Introduction
XTCAV is a detector that is used to determine the laser-power vs. time of each LCLS shot. Some detailed documentation from Tim Maxwell on this device is Here. Alvaro Sanchez-Gonzalez authored the original psana-python code to do the rather complex analysis of images from the XTCAV camera to determine these quantities. This current version has been updated to run more quickly and to fix some analysis errors.
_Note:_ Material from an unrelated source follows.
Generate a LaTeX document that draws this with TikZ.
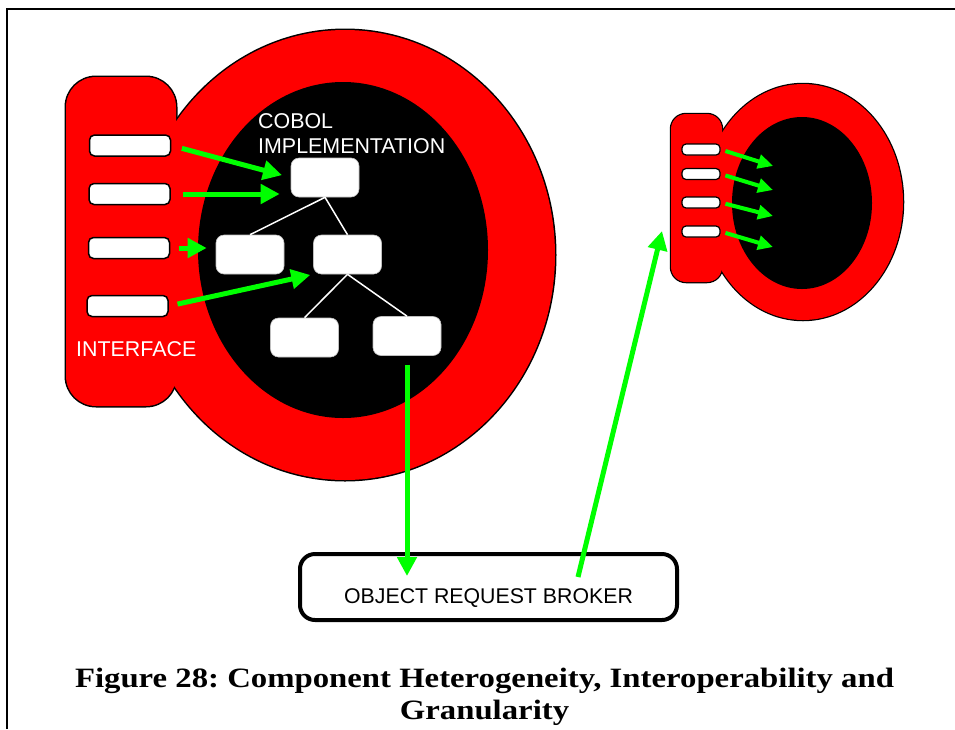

These scripts use some XTCAV data that was made public so they should be runnable by all users. The scripts can be found in <TJ HELP PLEASE> in the files xtcavDark.py, xtcavLasingOff.py, xtcavLasingOn.py.
Quickstart
XTCAV analysis is a three step process involving "dark", "lasing off", and "lasing on" runs. First, we process dark runs, which are runs without any electron bunches. We take the average of a series of dark run images to get the general pixel values of the camera background. We can then subtract this "average image" from the lasing on and off runs to get a closer approximation of the actual energy of the electron bunches. We then process the lasing off runs, which are images of electron bunches without any lasing. We take a series of these images, subtract the average background (from previous step), and zero-out all noise around the region of interest. From this cleaned up image, we can calculate the electron current, the energy dispersion and center of mass, and other physical properties of the electron bunch. We then cluster together these lasing off images into an (optimally or manually chosen) number of groups based of of the electron current. The properties of these profiles are then averaged to create an aggregate lasing off profile. This is done to help reduce noise in the image as well as to speed up the process of choosing a lasing off reference in the lasing on analysis (discussed next). For the lasing on runs, we process each image individually in a similar manner to the lasing off images. Once we calculate the physical properties, we choose an aggregated lasing off profile with the most similar electron current. Then, using either the energy loss or energy spread methods, we can calculate the power of the electron bunch.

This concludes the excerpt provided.